## What is being asked
Copy the first line of the entries below and every line after it through the line containing "const actual2022 = [127.21, 196.47, 90.84]". Do not include pictures.

## Records
━━━━━━━━━━━━━━━━
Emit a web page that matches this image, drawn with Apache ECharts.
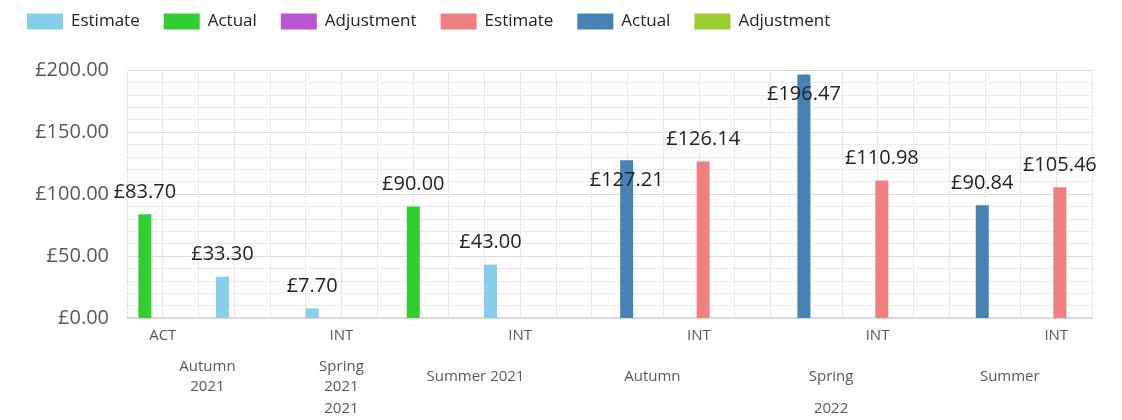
<!DOCTYPE html>
<html>
<head>
<meta charset="utf-8">
<script src="https://cdn.jsdelivr.net/npm/echarts@6/dist/echarts.min.js"></script>
<style>
    html, body { margin: 0; padding: 0; background: #fff; }
    #chart { width: 1122px; height: 420px; }
</style>
</head>
<body>
<div id="chart"></div>
<script>
    // bar positions are on a 0..27 track axis, values in £
    const estimate2021X = [2.67, 5.18, 10.17]
    const estimate2021 = [33.30, 7.70, 43.00]
    const actual2021X = [0.50, 8.01]
    const actual2021 = [83.70, 90.00]
    const estimate2022X = [16.12, 21.12, 26.10]
    const estimate2022 = [126.14, 110.98, 105.46]
    const actual2022X = [13.98, 18.94, 23.93]
    const actual2022 = [127.21, 196.47, 90.84]

    // x axis label rows
    const typeLabels = ['ACT', 'INT', 'INT', 'INT', 'INT', 'INT']
    const typeAt = [1, 6, 11, 16, 21, 26]
    const termLabels = ['Autumn\n2021', 'Spring\n2021', 'Summer 2021', 'Autumn', 'Spring', 'Summer']
    const termAt = [2.25, 6, 9.75, 14.7, 19.7, 24.7]
    const yearLabels = ['2021', '2022']
    const yearAt = [6, 19.7]

    const yTicks = [0, 50, 100, 150, 200]

    const font = "'Open Sans', 'Noto Sans', sans-serif"
    const axisGrey = '#595959'

    function pick(pos, labels) {
        return (v) => {
            let i = pos.findIndex(p => Math.abs(p - v) < 0.01)
            return i < 0 ? '' : labels[i]
        }
    }

    function pairs(xs, ys) {
        return xs.map((x, i) => [x, ys[i]])
    }

    function barSeries(name, color, data) {
        return {
            name: name,
            type: 'bar',
            barWidth: 13,
            barGap: '-100%',
            itemStyle: { color: color },
            label: {
                show: true,
                position: 'top',
                distance: 12,
                fontFamily: font,
                fontSize: 20,
                color: '#222',
                formatter: p => '£' + p.value[1].toFixed(2)
            },
            data: data
        }
    }

    let chart = echarts.init(document.getElementById('chart'))

    const labelAxis = {
        type: 'value', min: 0, max: 27, interval: 0.05,
        position: 'bottom',
        axisLine: { show: false }, axisTick: { show: false },
        splitLine: { show: false }
    }

    let options = {
        animation: false,
        textStyle: { fontFamily: font },
        legend: {
            left: 22,
            top: 8,
            icon: 'rect',
            itemWidth: 36,
            itemHeight: 16,
            itemGap: 24,
            textStyle: { fontSize: 17, color: '#222', padding: [0, 0, 0, 3] },
            formatter: name => name.replace(/ \d{4}$/, '')
        },
        grid: { left: 127, right: 30, top: 70, bottom: 102, outerBoundsMode: 'none' },
        xAxis: [
            {
                type: 'value', min: 0, max: 27, interval: 1,
                position: 'bottom',
                axisLine: { show: true, lineStyle: { color: '#d9d9d9', width: 2 } },
                axisTick: { show: false },
                splitLine: { show: true, lineStyle: { color: '#d6d6d6', type: 'dotted' } },
                axisLabel: {
                    margin: 10, fontSize: 15, color: axisGrey,
                    formatter: pick(typeAt, typeLabels)
                }
            },
            Object.assign({}, labelAxis, {
                axisLabel: {
                    margin: 59, fontSize: 15, color: axisGrey, lineHeight: 20,
                    verticalAlign: 'middle',
                    formatter: pick(termAt, termLabels)
                }
            }),
            Object.assign({}, labelAxis, {
                axisLabel: {
                    margin: 91, fontSize: 15, color: axisGrey,
                    verticalAlign: 'middle',
                    formatter: pick(yearAt, yearLabels)
                }
            })
        ],
        yAxis: {
            type: 'value', min: yTicks[0], max: yTicks[yTicks.length - 1], interval: 50,
            axisLine: { show: false },
            axisTick: { show: false },
            axisLabel: {
                margin: 18, fontSize: 20, color: axisGrey,
                formatter: v => '£' + v.toFixed(2)
            },
            splitLine: { show: true, lineStyle: { color: '#dcdcdc' } },
            minorTick: { show: false, splitNumber: 5 },
            minorSplitLine: { show: true, lineStyle: { color: '#dedede', type: 'dotted' } }
        },
        series: [
            barSeries('Estimate 2021', '#87CEEB', pairs(estimate2021X, estimate2021)),
            barSeries('Actual 2021', '#32CD32', pairs(actual2021X, actual2021)),
            barSeries('Adjustment 2021', '#BA55D3', []),
            barSeries('Estimate 2022', '#F08080', pairs(estimate2022X, estimate2022)),
            barSeries('Actual 2022', '#4682B4', pairs(actual2022X, actual2022).map(d => {
                // tall bars carry their label inside the top
                if (d[1] > 100) {
                    return { value: d, label: { position: 'insideTop', distance: 10 } }
                }
                return d
            })),
            barSeries('Adjustment 2022', '#9ACD32', [])
        ]
    }

    chart.setOption(options)
    window.addEventListener('resize', () => {
        chart.resize()
    })
</script>
</body>
</html>
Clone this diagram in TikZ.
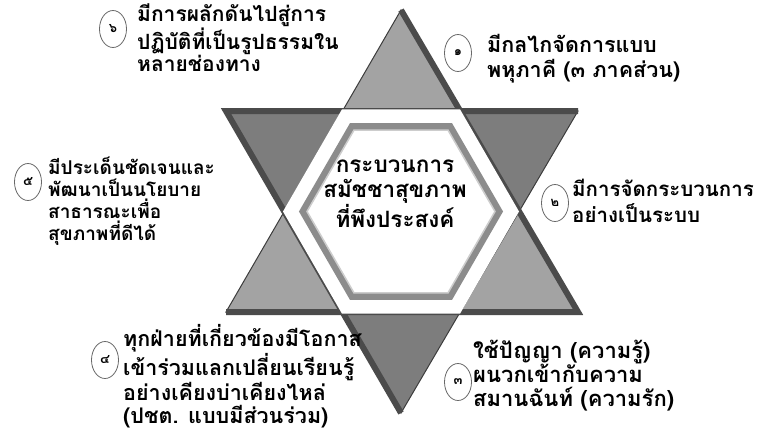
\documentclass[tikz,border=0pt]{standalone}
\usepackage{fontspec}
\usetikzlibrary{shapes.geometric,calc,positioning}
\newfontfamily\thaifont[Script=Thai]{Loma}
\definecolor{LightTri}{RGB}{163,163,163}
\definecolor{DarkTri}{RGB}{125,125,125}
\definecolor{EdgeDark}{RGB}{60,60,60}
\definecolor{BandDark}{RGB}{75,75,75}
\definecolor{FrameGray}{RGB}{140,140,140}
\definecolor{FrameLight}{RGB}{205,205,205}
\definecolor{RingGray}{RGB}{105,105,105}
\tikzset{
  numring/.style={ellipse,draw=RingGray,fill=white,line width=0.8pt,
                  minimum width=27pt,minimum height=37pt,inner sep=0pt,
                  font=\thaifont\bfseries\fontsize{13}{13}\selectfont},
  lbl/.style={anchor=base west,align=left,inner sep=0pt,
              font=\thaifont\bfseries\fontsize{20.5}{24}\selectfont},
  tri/.style={draw=EdgeDark,line width=1pt,line join=miter},
  band/.style={draw=BandDark,line width=6pt,line join=miter},
}
\begin{document}
\begin{tikzpicture}[x=1pt,y=-1pt,
    frameband/.style={draw=FrameGray,line width=7pt,line join=miter},
    core/.style={align=center,inner sep=0pt,anchor=base,
                 font=\thaifont\bfseries\fontsize{22.5}{24.5}\selectfont}
  ]
  \useasboundingbox (0,0) rectangle (757,432);
  % star corners
  \coordinate (ua) at (401,10);
  \coordinate (ul) at (226,312);
  \coordinate (ur) at (578,312);
  \coordinate (dl) at (226,111);
  \coordinate (dr) at (578,111);
  \coordinate (db) at (401,413);
  \coordinate (ctr) at (401,211.5);

  % two big triangles
  \filldraw[tri,fill=LightTri] (ua) -- (ul) -- (ur) -- cycle;
  \filldraw[tri,fill=DarkTri] (dl) -- (dr) -- (db) -- cycle;
  \draw[band] (ua) -- (ur) -- (ul);
  \draw[band] (dr) -- (dl) -- (db);

  % white centre
  \fill[white] ($(ctr)+(0:118)$) -- ($(ctr)+(60:118)$) -- ($(ctr)+(120:118)$)
    -- ($(ctr)+(180:118)$) -- ($(ctr)+(240:118)$) -- ($(ctr)+(300:118)$) -- cycle;

  % grey frame
  \draw[frameband] ($(ctr)+(0:98)$) -- ($(ctr)+(60:98)$) -- ($(ctr)+(120:98)$)
    -- ($(ctr)+(180:98)$) -- ($(ctr)+(240:98)$) -- ($(ctr)+(300:98)$) -- cycle;
  \draw[FrameLight,line width=1.5pt] ($(ctr)+(0:94)$) -- ($(ctr)+(60:94)$) -- ($(ctr)+(120:94)$)
    -- ($(ctr)+(180:94)$) -- ($(ctr)+(240:94)$) -- ($(ctr)+(300:94)$) -- cycle;

  \node[core] (title) at (395,227) {กระบวนการ\\สมัชชาสุขภาพ\\ที่พึงประสงค์};

  % numbered notes
  \node[numring] (n1) at (458,53) {๑};
  \node[lbl,font=\thaifont\bfseries\fontsize{21.5}{25}\selectfont] (t1) at (487,77) {มีกลไกจัดการแบบ\\พหุภาคี (๓ ภาคส่วน)};

  \node[numring] (n2) at (555,203) {๒};
  \node[lbl,font=\thaifont\bfseries\fontsize{20.5}{26}\selectfont] (t2) at (572,222) {มีการจัดกระบวนการ\\อย่างเป็นระบบ};

  \node[numring] (n3) at (458,382) {๓};
  \node[lbl,font=\thaifont\bfseries\fontsize{22}{24}\selectfont] (t3) at (473,406) {ใช้ปัญญา (ความรู้)\\ผนวกเข้ากับความ\\สมานฉันท์ (ความรัก)};

  \node[numring] (n4) at (105,360) {๔};
  \node[lbl,font=\thaifont\bfseries\fontsize{21.5}{23}\selectfont] (t4) at (123,423) {ทุกฝ่ายที่เกี่ยวข้องมีโอกาส\\เข้าร่วมแลกเปลี่ยนเรียนรู้\\อย่างเคียงบ่าเคียงไหล่\\(ปชต. แบบมีส่วนร่วม)};

  \node[numring] (n5) at (28,182) {๕};
  \node[lbl,font=\thaifont\bfseries\fontsize{19}{21.7}\selectfont] (t5) at (48,240) {มีประเด็นชัดเจนและ\\พัฒนาเป็นนโยบาย\\สาธารณะเพื่อ\\สุขภาพที่ดีได้};

  \node[numring] (n6) at (113,29) {๖};
  \node[lbl,font=\thaifont\bfseries\fontsize{21}{21.7}\selectfont] (t6) at (137,71) {มีการผลักดันไปสู่การ\\ปฏิบัติที่เป็นรูปธรรมใน\\หลายช่องทาง};
\end{tikzpicture}
\end{document}
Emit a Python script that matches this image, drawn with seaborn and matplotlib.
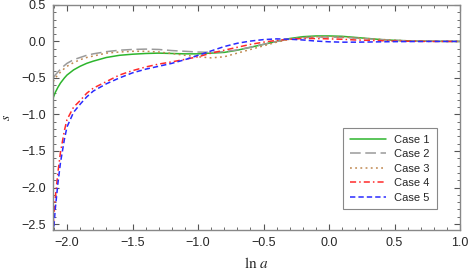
import numpy as np
import pandas as pd
import matplotlib
matplotlib.use("Agg")
import matplotlib.pyplot as plt
from matplotlib.ticker import MultipleLocator
import seaborn as sns

# valores
ln_a = [-2.105, -2.09, -2.07, -2.05, -2.02, -2.0, -1.95, -1.9, -1.85, -1.8,
        -1.7, -1.6, -1.5, -1.4, -1.3, -1.2, -1.1, -1.0, -0.9, -0.8,
        -0.7, -0.6, -0.5, -0.4, -0.3, -0.2, -0.1, 0.0, 0.1, 0.2,
        0.3, 0.4, 0.5, 0.6, 0.7, 0.8, 0.9, 1.0]

case1 = [-0.77, -0.70, -0.63, -0.57, -0.50, -0.46, -0.39, -0.34, -0.30, -0.27,
         -0.22, -0.19, -0.175, -0.165, -0.16, -0.165, -0.17, -0.17, -0.16, -0.15,
         -0.12, -0.08, -0.04, 0.0, 0.04, 0.065, 0.075, 0.075, 0.07, 0.055,
         0.04, 0.025, 0.015, 0.008, 0.004, 0.002, 0.001, 0.0]
case2 = [-0.50, -0.46, -0.42, -0.38, -0.33, -0.30, -0.25, -0.22, -0.19, -0.17,
         -0.14, -0.12, -0.11, -0.105, -0.11, -0.125, -0.135, -0.145, -0.15, -0.14,
         -0.115, -0.08, -0.04, 0.0, 0.03, 0.05, 0.06, 0.06, 0.055, 0.045,
         0.035, 0.025, 0.015, 0.008, 0.004, 0.002, 0.001, 0.0]
case3 = [-0.55, -0.50, -0.46, -0.42, -0.37, -0.34, -0.29, -0.25, -0.22, -0.20,
         -0.16, -0.145, -0.135, -0.135, -0.145, -0.165, -0.19, -0.21, -0.225, -0.21,
         -0.16, -0.11, -0.06, -0.01, 0.03, 0.055, 0.065, 0.065, 0.06, 0.05,
         0.038, 0.027, 0.017, 0.009, 0.005, 0.002, 0.001, 0.0]
case4 = [-2.52, -2.15, -1.80, -1.52, -1.22, -1.07, -0.90, -0.81, -0.71, -0.64,
         -0.55, -0.46, -0.40, -0.35, -0.31, -0.28, -0.245, -0.21, -0.16, -0.12,
         -0.08, -0.04, -0.01, 0.015, 0.03, 0.04, 0.04, 0.035, 0.03, 0.02,
         0.015, 0.01, 0.005, 0.003, 0.001, 0.0, 0.0, 0.0]
case5 = [-2.65, -2.30, -1.95, -1.66, -1.34, -1.17, -0.97, -0.86, -0.76, -0.68,
         -0.58, -0.50, -0.43, -0.38, -0.34, -0.30, -0.25, -0.19, -0.13, -0.07,
         -0.025, 0.005, 0.025, 0.035, 0.03, 0.02, 0.005, -0.005, -0.01, -0.01,
         -0.008, -0.005, -0.003, -0.002, -0.001, 0.0, 0.0, 0.0]

labels = ["Case 1", "Case 2", "Case 3", "Case 4", "Case 5"]
series = [case1, case2, case3, case4, case5]

df = pd.concat(
    [pd.DataFrame({"ln_a": ln_a, "s": vals, "case": lab}) for lab, vals in zip(labels, series)],
    ignore_index=True,
)

cores = {"Case 1": "#2db52d", "Case 2": "#9a9a9a", "Case 3": "#c08850",
         "Case 4": "#ff2a2a", "Case 5": "#2a2aff"}
tracos = {"Case 1": "", "Case 2": (7, 3), "Case 3": (1.2, 2.2),
          "Case 4": (4, 2, 1, 2), "Case 5": (3.5, 2)}

sns.set_theme(style="ticks")
plt.rcParams["font.family"] = ["Liberation Sans", "DejaVu Sans"]
plt.rcParams["mathtext.fontset"] = "stix"

fig = plt.figure(figsize=(4.69, 2.73), dpi=100)
ax = fig.add_axes([0.113, 0.158, 0.868, 0.824])

sns.lineplot(data=df, x="ln_a", y="s", hue="case", style="case",
             palette=cores, dashes=tracos, linewidth=1.1, ax=ax, sort=False)

ax.set_xlim(-2.107, 1.0)
ax.set_ylim(-2.58, 0.5)
ax.xaxis.set_major_locator(MultipleLocator(0.5))
ax.xaxis.set_minor_locator(MultipleLocator(0.1))
ax.yaxis.set_major_locator(MultipleLocator(0.5))
ax.yaxis.set_minor_locator(MultipleLocator(0.1))
ax.tick_params(which="both", direction="in", top=True, right=True,
               color="#555555", labelsize=9, pad=5)
ax.tick_params(which="major", length=4, width=0.8)
ax.tick_params(which="minor", length=2, width=0.6)
for sp in ax.spines.values():
    sp.set_color("#888888")
    sp.set_linewidth(1.0)

ax.set_xlabel(r"$\ln\,a$", fontsize=11, labelpad=5)
ax.set_ylabel(r"$s$", fontsize=10, labelpad=6)

leg = ax.legend(loc="lower right", bbox_to_anchor=(0.956, 0.067), fontsize=8,
                fancybox=False, edgecolor="#888888", framealpha=1,
                handlelength=3.2, borderpad=0.6, labelspacing=0.4)
leg.get_frame().set_linewidth(0.8)

fig.savefig("out.png", dpi=100)
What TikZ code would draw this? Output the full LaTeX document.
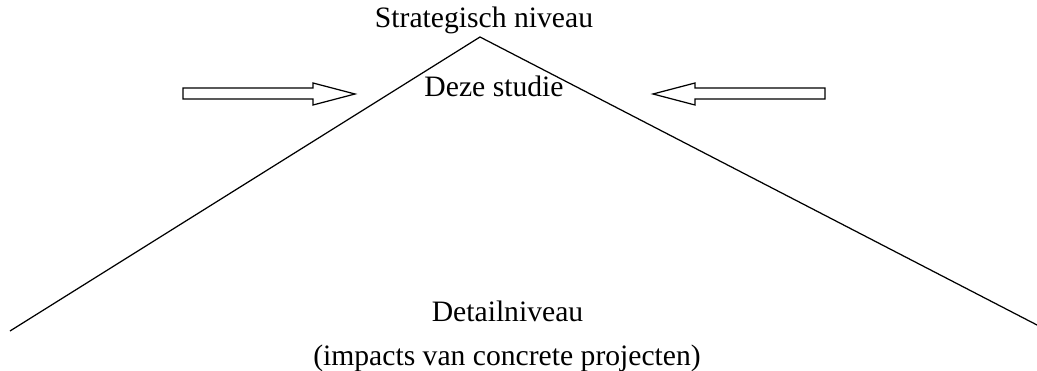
\documentclass[tikz,border=0pt]{standalone}
\usepackage{fontspec}
\setmainfont{Liberation Serif}
\tikzset{
  blockarrow/.style={draw=black, fill=white, line width=0.5pt, line join=miter},
  roof/.style={draw=black, line width=0.5pt},
  lbl/.style={anchor=base, inner sep=0pt, font=\fontsize{12}{14}\selectfont}
}
\begin{document}
\begin{tikzpicture}[x=0.405pt, y=-0.405pt]
        \useasboundingbox (0,0) rectangle (1037,371);

        \coordinate (top) at (480,37);
        \coordinate (leftend) at (10,331);
        \coordinate (rightend) at (1037,325);
        \draw[roof] (leftend) -- (top) -- (rightend);

        \node[lbl] (strat) at (484,28) {Strategisch niveau};
        \node[lbl] (studie) at (494,97) {Deze studie};
        \node[lbl] (detail) at (507.5,321) {Detailniveau};
        \node[lbl] (impacts) at (507,365) {(impacts van concrete projecten)};

        % arrows pointing at the study level
        \draw[blockarrow] (183,88) -- (313,88) -- (313,83) -- (355,94) -- (313,105) -- (313,99) -- (183,99) -- cycle;
        \draw[blockarrow] (825,88) -- (695,88) -- (695,83) -- (653,94) -- (695,105) -- (695,99) -- (825,99) -- cycle;

\end{tikzpicture}
\end{document}
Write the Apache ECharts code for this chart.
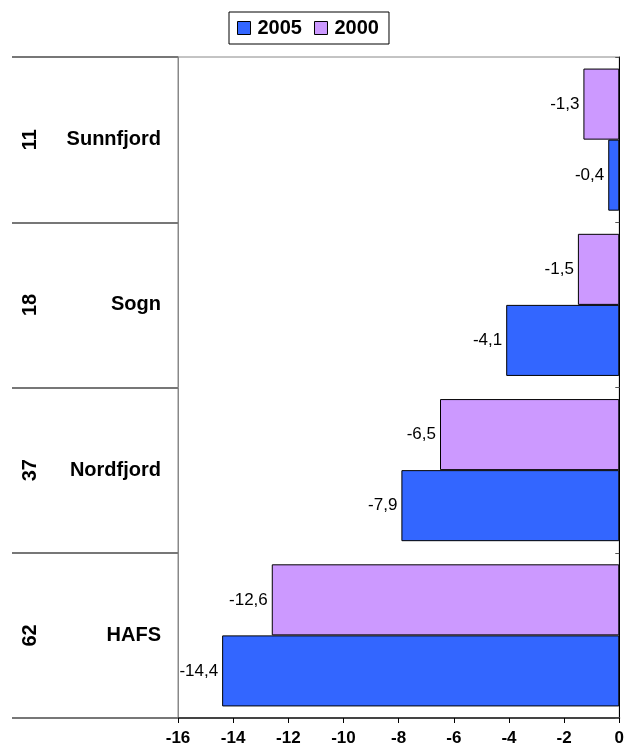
<!DOCTYPE html>
<html>
<head>
<meta charset="utf-8">
<script src="https://cdn.jsdelivr.net/npm/echarts@6/dist/echarts.min.js"></script>
<style>
html,body{margin:0;padding:0;background:#fff;}
#c{width:627px;height:751px;}
</style>
</head>
<body>
<div id="c"></div>
<script>
const categories = ['Sunnfjord', 'Sogn', 'Nordfjord', 'HAFS'];
const counts = ['11', '18', '37', '62'];
const values2000 = [-1.3, -1.5, -6.5, -12.6];
const values2005 = [-0.4, -4.1, -7.9, -14.4];
const xTicks = { min: -16, max: 0, interval: 2 };

const chart = echarts.init(document.getElementById('c'), null, { renderer: 'canvas' });
const FONT = 'Arial, "Liberation Sans", sans-serif';
const labelFmt = p => String(p.value).replace('.', ',');

chart.setOption({
  animation: false,
  backgroundColor: '#fff',
  legend: {
    data: ['2005', '2000'],
    top: 12,
    left: 229,
    itemWidth: 13,
    itemHeight: 13,
    itemGap: 12,
    padding: [6, 10, 6, 8],
    borderColor: '#000',
    borderWidth: 1,
    icon: 'rect',
    itemStyle: { borderColor: '#000', borderWidth: 1 },
    textStyle: { fontFamily: FONT, fontWeight: 'bold', fontSize: 20, color: '#000', padding: [0, 0, 0, 2] }
  },
  grid: { left: 178, right: 7, top: 57, bottom: 33, show: true, borderColor: '#888', borderWidth: 1 },
  xAxis: {
    type: 'value',
    min: xTicks.min, max: xTicks.max, interval: xTicks.interval,
    axisLine: { show: true, lineStyle: { color: '#444', width: 2 } },
    axisTick: { show: true, length: 5, lineStyle: { color: '#000' } },
    splitLine: { show: false },
    axisLabel: { fontFamily: FONT, fontWeight: 'bold', fontSize: 17, color: '#000', margin: 12 }
  },
  yAxis: [
    {
      type: 'category', data: categories, inverse: true, position: 'right',
      axisLine: { show: true, onZero: false, lineStyle: { color: '#000', width: 1 } },
      axisTick: { show: true, inside: true, length: 4, lineStyle: { color: '#555' } },
      axisLabel: { show: false }
    },
    {
      type: 'category', data: categories, inverse: true, position: 'left',
      axisLine: { show: true, onZero: false, lineStyle: { color: '#888', width: 1 } },
      axisTick: { show: true, length: 166, lineStyle: { color: '#777', width: 2 } },
      axisLabel: { fontFamily: FONT, fontWeight: 'bold', fontSize: 20, color: '#000', margin: 17 }
    },
    {
      type: 'category', data: counts, inverse: true, position: 'left',
      axisLine: { show: false, onZero: false }, axisTick: { show: false },
      axisLabel: { rotate: 90, fontFamily: FONT, fontWeight: 'bold', fontSize: 20, color: '#000', margin: 138 }
    }
  ],
  series: [
    {
      name: '2000', type: 'bar', data: values2000, yAxisIndex: 0,
      barCategoryGap: '14%', barGap: '0%',
      itemStyle: { color: '#CC99FF', borderColor: '#000', borderWidth: 1 },
      label: { show: true, position: 'left', distance: 4, formatter: labelFmt, fontFamily: FONT, fontSize: 17, color: '#000' }
    },
    {
      name: '2005', type: 'bar', data: values2005, yAxisIndex: 0,
      barCategoryGap: '14%', barGap: '0%',
      itemStyle: { color: '#3366FF', borderColor: '#000', borderWidth: 1 },
      label: { show: true, position: 'left', distance: 4, formatter: labelFmt, fontFamily: FONT, fontSize: 17, color: '#000' }
    }
  ]
});
</script>
</body>
</html>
━━━━━━━━━━━━━━━━
## Result for this task
Emit a web page that matches this image, drawn with Apache ECharts.
<!DOCTYPE html>
<html>
<head>
<meta charset="utf-8">
<script src="https://cdn.jsdelivr.net/npm/echarts@6/dist/echarts.min.js"></script>
<style>
    html, body { margin: 0; padding: 0; background: #fff; }
    #chart { width: 1122px; height: 420px; }
</style>
</head>
<body>
<div id="chart"></div>
<script>
    // bar positions are on a 0..27 track axis, values in £
    const estimate2021X = [2.67, 5.18, 10.17]
    const estimate2021 = [33.30, 7.70, 43.00]
    const actual2021X = [0.50, 8.01]
    const actual2021 = [83.70, 90.00]
    const estimate2022X = [16.12, 21.12, 26.10]
    const estimate2022 = [126.14, 110.98, 105.46]
    const actual2022X = [13.98, 18.94, 23.93]
    const actual2022 = [127.21, 196.47, 90.84]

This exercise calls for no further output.